### REQUIRED WORK
Could you copy every line from the material below in which "this" appears?
---
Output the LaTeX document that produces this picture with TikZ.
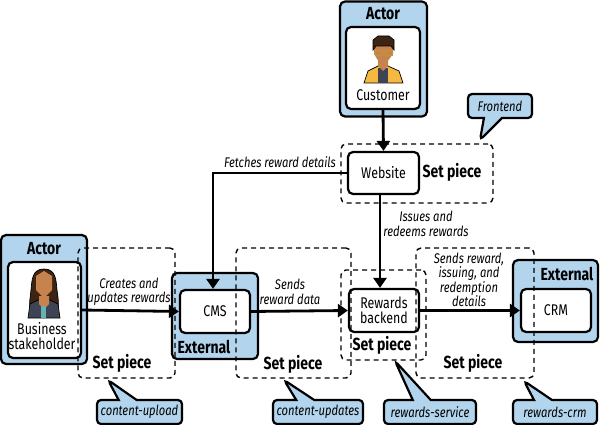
\documentclass[tikz,border=0pt]{standalone}
\usepackage{fontspec}
\setmainfont{Fira Sans}[FakeStretch=0.8]
\usetikzlibrary{arrows.meta,shapes.callouts}
\definecolor{paleblue}{HTML}{B2D4EC}
\definecolor{darkhair}{HTML}{3E2412}
\definecolor{skin}{HTML}{C6834E}
\definecolor{jacket}{HTML}{F5B942}
\definecolor{suit}{HTML}{3F4454}
\tikzset{
	frame/.style = {draw, line width=2.2pt, rounded corners=5pt, fill=paleblue, inner sep=0pt},
	card/.style = {draw, line width=2.2pt, rounded corners=5pt, fill=white, align=center, inner sep=0pt, font=\fontsize{15.5}{16}\selectfont},
	title/.style = {font=\fontsize{17.5}{18}\selectfont\bfseries, inner sep=0pt},
	setpiece/.style = {draw, dash pattern=on 5pt off 4pt, line width=1.4pt, rounded corners=5pt, inner sep=0pt},
	flow/.style = {line width=2.8pt, -{Triangle[length=10pt,width=13pt]}},
	note/.style = {font=\fontsize{14}{14.5}\selectfont\itshape, align=center, inner sep=0pt},
	tag/.style = {rectangle callout, draw, line width=2.2pt, rounded corners=4pt, fill=paleblue, inner sep=0pt, callout pointer width=18pt, font=\fontsize{14}{14}\selectfont\itshape}
}
\begin{document}
\begin{tikzpicture}[x=1pt, y=-1pt]
	\useasboundingbox (0,0) rectangle (600,425);
	% blue frames
	\node[frame, minimum width=87pt, minimum height=115pt] (customerframe) at (383.5,59) {};
	\node[frame, minimum width=86pt, minimum height=129pt] (businessframe) at (44,299.5) {};
	\node[frame, minimum width=86pt, minimum height=86pt] (cmsframe) at (215,316) {};
	\node[frame, minimum width=85pt, minimum height=82pt] (crmframe) at (555.5,301) {};
	% cards
	\node[card, minimum width=74pt, minimum height=82pt] (customer) at (383,68) {};
	\node[card, minimum width=73pt, minimum height=96pt] (business) at (44.5,310) {};
	\node[card, minimum width=71pt, minimum height=42pt] (website) at (383.5,173) {Website};
	\node[card, minimum width=70pt, minimum height=43pt] (cms) at (215,311.5) {CMS};
	\node[card, minimum width=70pt, minimum height=43pt] (rewards) at (384,310.5) {Rewards\\[-1pt]backend};
	\node[card, minimum width=70pt, minimum height=43pt] (crm) at (556,310.5) {CRM};
	% texts in the frames
	\node[title] (customertitle) at (383,14) {Actor};
	\node[title] (businesstitle) at (44,249) {Actor};
	\node[title] (cmstitle) at (204,347) {External};
	\node[title] (crmtitle) at (567,274) {External};
	\node[font=\fontsize{15.5}{16}\selectfont, inner sep=0pt] (customername) at (383,95) {Customer};
	\node[font=\fontsize{15.5}{16}\selectfont, align=center, inner sep=0pt] (businessname) at (42,336) {Business\\[-1pt]stakeholder};
	% customer figure
	\fill[jacket, draw=black, line width=.7pt] (364,83) -- (368,71) -- (378,66) -- (388,66) -- (399,71) -- (403,83) -- cycle;
	\fill[suit] (378,68) rectangle (388,83);
	\fill[skin] (378,52) -- (378,66) -- (383,71) -- (388,66) -- (388,52) -- cycle;
	\fill[skin] (374,44) -- (374,54) -- (379,62) -- (387,62) -- (393,54) -- (393,44) -- cycle;
	\fill[darkhair, draw=black, line width=.7pt] (373,50) -- (373,40) -- (378,36) -- (389,36) -- (394,40) -- (394,50) -- (391,46) -- (376,46) -- cycle;
	\draw[jacket!80!black, line width=.8pt] (375,50) rectangle (382,55) (385,50) rectangle (392,55) (382,52) -- (385,52);
	% business figure
	\fill[darkhair, draw=black, line width=.7pt] (44,269) .. controls (32,269) and (32,280) .. (31,290) .. controls (30,300) and (28,308) .. (32,316) -- (56,316) .. controls (60,308) and (58,298) .. (57,290) .. controls (56,280) and (56,269) .. (44,269) -- cycle;
	\fill[suit, draw=black, line width=.7pt] (28,318) -- (30,304) -- (38,300) -- (50,300) -- (58,304) -- (60,318) -- cycle;
	\fill[skin] (39,296) -- (39,304) -- (44,309) -- (49,304) -- (49,296) -- cycle;
	\fill[skin] (36,276) -- (36,290) -- (44,298) -- (52,290) -- (52,276) -- (44,271) -- cycle;
	\fill[teal!60] (41,306) rectangle (46,318);
	% connectors
	\draw[flow] (customer.south) -- (website.north);
	\draw[flow] (website.west) -| ([xshift=-2pt]cms.north);
	\draw[flow] ([xshift=-3.5pt]website.south) -- ([xshift=-4pt]rewards.north);
	\draw[flow] (business.east) -- (cms.west);
	\draw[flow] (cms.east) -- (rewards.west);
	\draw[flow] (rewards.east) -- (crm.west);
	% set pieces
	\node[setpiece, minimum width=152pt, minimum height=59pt] (frontendset) at (417,173.5) {};
	\node[setpiece, minimum width=97pt, minimum height=130pt] (uploadset) at (126.5,313) {};
	\node[setpiece, minimum width=115pt, minimum height=130pt] (updatesset) at (293.5,313) {};
	\node[setpiece, minimum width=85pt, minimum height=90pt] (serviceset) at (383.5,315) {};
	\node[setpiece, minimum width=118pt, minimum height=130pt] (crmset) at (475,313) {};
	\node[title] (frontendtext) at (452,172) {Set piece};
	\node[title] (uploadtext) at (122,363) {Set piece};
	\node[title] (updatestext) at (293,364) {Set piece};
	\node[title] (servicetext) at (382,345) {Set piece};
	\node[title] (crmtext) at (473,363) {Set piece};
	% labels
	\node[note] (fetcheslabel) at (280,162) {Fetches reward details};
	\node[note] (issueslabel) at (426,224) {Issues and\\redeems rewards};
	\node[note] (createslabel) at (129,292) {Creates and\\updates rewards};
	\node[note] (sendslabel) at (290,292) {Sends\\reward data};
	\node[note] (detailslabel) at (469,280) {Sends reward,\\issuing, and\\redemption\\details};
	% callouts
	\node[tag, minimum width=64pt, minimum height=24pt, callout absolute pointer={(480,140)}] (frontendtag) at (500,106) {Frontend};
	\node[tag, minimum width=85pt, minimum height=24pt, callout absolute pointer={(108,380)}] (uploadtag) at (139.5,412) {content-upload};
	\node[tag, minimum width=90pt, minimum height=24pt, callout absolute pointer={(284,380)}] (updatestag) at (318,412) {content-updates};
	\node[tag, minimum width=92pt, minimum height=24pt, callout absolute pointer={(395,361)}] (servicetag) at (430,412) {rewards-service};
	\node[tag, minimum width=84pt, minimum height=24pt, callout absolute pointer={(524,381)}] (crmtag) at (555,412) {rewards-crm};
\end{tikzpicture}
\end{document}
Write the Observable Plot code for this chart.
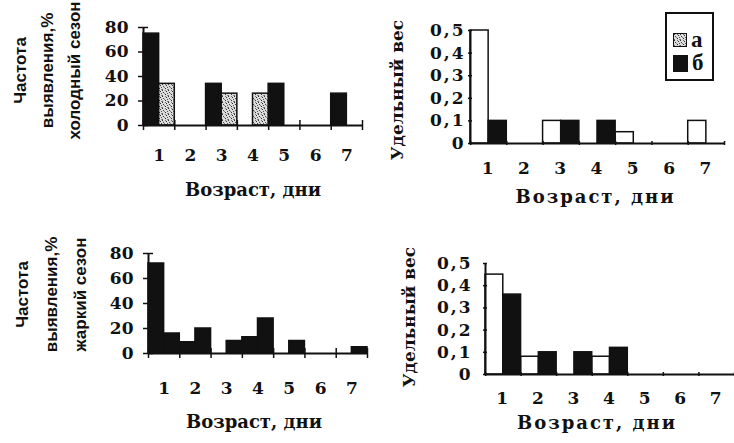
<!DOCTYPE html>
<html>
<head>
<meta charset="utf-8">
<script src="https://cdn.jsdelivr.net/npm/d3@7"></script>
<script src="https://cdn.jsdelivr.net/npm/@observablehq/plot@0.6"></script>
<style>
  html, body { margin: 0; padding: 0; background: #fff; }
  #page { position: relative; width: 734px; height: 443px; overflow: hidden; background: #fff; }
  .panel { position: absolute; }
  #legend {
    position: absolute; left: 665px; top: 12px; width: 45px; height: 65px;
    border: 2px solid #111; background: #fff;
    font-family: "Liberation Serif", serif; font-weight: bold; font-size: 23px; color: #111;
  }
  #legend .item { position: absolute; left: 6px; display: flex; align-items: center; }
  #legend .sw { display: inline-block; border: 1px solid #111; margin-right: 4px; }
</style>
</head>
<body>
<svg width="0" height="0" style="position:absolute">
  <defs>
    <!-- speckled grey fill for the hatched series -->
    <pattern id="stipple" width="6" height="6" patternUnits="userSpaceOnUse">
      <rect width="6" height="6" fill="#dcdcdc"></rect>
      <rect x="0" y="0" width="1" height="1" fill="#333"></rect>
      <rect x="3" y="0" width="1" height="1" fill="#777"></rect>
      <rect x="4" y="1" width="1" height="1" fill="#333"></rect>
      <rect x="1" y="2" width="1" height="1" fill="#444"></rect>
      <rect x="5" y="3" width="1" height="1" fill="#555"></rect>
      <rect x="2" y="3" width="1" height="1" fill="#888"></rect>
      <rect x="3" y="4" width="1" height="1" fill="#333"></rect>
      <rect x="0" y="5" width="1" height="1" fill="#666"></rect>
      <rect x="5" y="5" width="1" height="1" fill="#888"></rect>
    </pattern>
  </defs>
</svg>
<div id="page"></div>
<script>
// Age in days and the tick values of both kinds of panels
const days = [1, 2, 3, 4, 5, 6, 7];
const dayBounds = [0.5, 1.5, 2.5, 3.5, 4.5, 5.5, 6.5, 7.5];
const freqTicks = [0, 20, 40, 60, 80];
const shareTicks = [0, 0.1, 0.2, 0.3, 0.4, 0.5];
const shareTickLabels = ["0", "0,1", "0,2", "0,3", "0,4", "0,5"];
const legendLabels = ["а", "б"];
const xTitle = "Возраст, дни";
const coldFreqTitle = ["Частота", "выявления,%", "холодный сезон"];
const hotFreqTitle = ["Частота", "выявления,%", "жаркий сезон"];
const shareTitle = ["Удельный вес"];

// Cold season: detection frequency, %
const coldFreqLeft = [75, 0, 34, 0, 34, 0, 26];
const coldFreqRight = [34, 0, 26, 26, 0, 0, 0];
// Cold season: share
const coldShareLeft = [0.5, 0, 0.1, 0, 0.05, 0, 0.1];
const coldShareRight = [0.1, 0, 0.1, 0.1, 0, 0, 0];
// Hot season: detection frequency, %
const hotFreqLeft = [72, 9, 0, 13, 0, 0, 0];
const hotFreqRight = [16, 20, 10, 28, 10, 0, 5];
// Hot season: share
const hotShareLeft = [0.45, 0.08, 0, 0.08, 0, 0, 0];
const hotShareRight = [0.36, 0.1, 0.1, 0.12, 0, 0, 0];

const INK = "#111";
const page = document.getElementById("page");

function rows(values) {
  return days.map((day, i) => ({day, value: values[i]})).filter(d => d.value > 0);
}

function drawPanel(c) {
  const fw = c.x1 - c.x0;
  const fh = c.y1 - c.y0;
  const chart = Plot.plot({
    width: c.width,
    height: c.height,
    marginLeft: c.x0,
    marginRight: c.width - c.x1,
    marginTop: c.y0,
    marginBottom: c.height - c.y1,
    style: {fontFamily: "'DejaVu Serif', serif", fontWeight: "bold", fontSize: "17px", color: INK, background: "transparent", overflow: "visible"},
    x: {type: "linear", domain: [0.5, 7.5]},
    y: {domain: c.yDomain},
    marks: [
      Plot.rect(rows(c.left), {x1: d => d.day - 0.5, x2: d => d.day, y1: () => 0, y2: "value", fill: c.leftFill, stroke: INK, strokeWidth: 1.5}),
      Plot.rect(rows(c.right), {x1: d => d.day, x2: d => d.day + 0.5, y1: () => 0, y2: "value", fill: c.rightFill, stroke: INK, strokeWidth: 1.5}),
      Plot.ruleX([0.5], {stroke: INK, strokeWidth: 2}),
      Plot.ruleY([0], {stroke: INK, strokeWidth: 2}),
      Plot.tickY(c.yTicks, {y: d => d, insetRight: fw - c.tickLen, dx: -c.tickLen / 2, stroke: INK, strokeWidth: 1.5}),
      Plot.tickX(dayBounds, {x: d => d, insetTop: fh - c.tickLen, dy: c.tickLen / 2, stroke: INK, strokeWidth: 1.5}),
      Plot.axisY({ticks: c.yTicks, tickFormat: c.yFormat, tickSize: 0, tickPadding: c.yPad, label: null, fontSize: 17}),
      Plot.axisX({ticks: days, tickFormat: d => String(d), tickSize: 0, tickPadding: c.xPad, label: null, fontSize: 17}),
      Plot.text([xTitle], {text: d => d, frameAnchor: "bottom", lineAnchor: "middle", dx: c.xTitleDx, dy: c.xTitleDy, fontSize: 18}),
      Plot.text([c.title.join("\n")], {
        text: d => d, frameAnchor: "left", rotate: -90, textAnchor: "middle", lineAnchor: "middle",
        dx: c.titleDx, dy: c.titleDy, lineHeight: c.titleLineHeight,
        fontFamily: c.titleFont, fontSize: c.titleSize, fontWeight: "bold"
      })
    ]
  });
  chart.classList.add("panel");
  chart.style.left = c.left0 + "px";
  chart.style.top = c.top0 + "px";
  const svg = d3.select(chart);
  if (c.spacing) {
    svg.selectAll('g[aria-label="x-axis tick label"] text, g[aria-label="y-axis tick label"] text').attr("letter-spacing", c.spacing);
    svg.selectAll("text").filter(function () { return this.textContent === xTitle; }).attr("letter-spacing", c.spacing);
  }
  page.appendChild(chart);
}

const freqFormat = d => String(d);
const shareFormat = d => shareTickLabels[shareTicks.indexOf(d)];

// Top left: cold season, frequency
drawPanel({
  left0: 0, top0: 0, width: 367, height: 215,
  x0: 143, x1: 362, y0: 27, y1: 125,
  yDomain: [0, 80], yTicks: freqTicks, yFormat: freqFormat,
  left: coldFreqLeft, right: coldFreqRight, leftFill: INK, rightFill: "url(#stipple)",
  tickLen: 10, yPad: 15, xPad: 23, xTitleDx: 0, xTitleDy: 65,
  title: coldFreqTitle, titleFont: "'Liberation Sans', sans-serif", titleSize: 17,
  titleDx: -99, titleDy: -6, titleLineHeight: 1.6
});

// Top right: cold season, share
drawPanel({
  left0: 367, top0: 0, width: 367, height: 215,
  x0: 103, x1: 357, y0: 30, y1: 143,
  yDomain: [0, 0.5], yTicks: shareTicks, yFormat: shareFormat,
  left: coldShareLeft, right: coldShareRight, leftFill: "#fff", rightFill: INK,
  tickLen: 4, yPad: 5, xPad: 18, xTitleDx: -2, xTitleDy: 54, spacing: "2px",
  title: shareTitle, titleFont: "'DejaVu Serif', serif", titleSize: 17,
  titleDx: -73, titleDy: 3, titleLineHeight: 1
});

// Bottom left: hot season, frequency
drawPanel({
  left0: 0, top0: 215, width: 367, height: 228,
  x0: 148, x1: 367, y0: 38, y1: 138,
  yDomain: [0, 80], yTicks: freqTicks, yFormat: freqFormat,
  left: hotFreqLeft, right: hotFreqRight, leftFill: INK, rightFill: INK,
  tickLen: 10, yPad: 15, xPad: 28, xTitleDx: -4, xTitleDy: 69,
  title: hotFreqTitle, titleFont: "'Liberation Sans', sans-serif", titleSize: 17,
  titleDx: -101, titleDy: -9, titleLineHeight: 1.7
});

// Bottom right: hot season, share
drawPanel({
  left0: 367, top0: 215, width: 367, height: 228,
  x0: 118, x1: 367, y0: 48, y1: 159,
  yDomain: [0, 0.5], yTicks: shareTicks, yFormat: shareFormat,
  left: hotShareLeft, right: hotShareRight, leftFill: "#fff", rightFill: INK,
  tickLen: 4, yPad: 13, xPad: 17, xTitleDx: -13, xTitleDy: 49, spacing: "2px",
  title: shareTitle, titleFont: "'DejaVu Serif', serif", titleSize: 17,
  titleDx: -76, titleDy: -2, titleLineHeight: 1
});

// Legend for the series
const legend = document.createElement("div");
legend.id = "legend";
const swatchFills = ["url(#stipple)", INK];
const swatchSizes = [[12, 12], [13, 15]];
const itemTops = [13, 36];
legendLabels.forEach((label, i) => {
  const item = document.createElement("div");
  item.className = "item";
  item.style.top = itemTops[i] + "px";
  const sw = document.createElementNS("http://www.w3.org/2000/svg", "svg");
  sw.setAttribute("width", swatchSizes[i][0]);
  sw.setAttribute("height", swatchSizes[i][1]);
  sw.setAttribute("class", "sw");
  const r = document.createElementNS("http://www.w3.org/2000/svg", "rect");
  r.setAttribute("width", swatchSizes[i][0]);
  r.setAttribute("height", swatchSizes[i][1]);
  r.setAttribute("fill", swatchFills[i]);
  sw.appendChild(r);
  const t = document.createElement("span");
  t.textContent = label;
  item.appendChild(sw);
  item.appendChild(t);
  legend.appendChild(item);
});
page.appendChild(legend);
</script>
</body>
</html>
---
### PROBLEM SOLUTION
Output the LaTeX document that produces this picture with TikZ.
Write the Observable Plot code for this chart.
    svg.selectAll("text").filter(function () { return this.textContent === xTitle; }).attr("letter-spacing", c.spacing);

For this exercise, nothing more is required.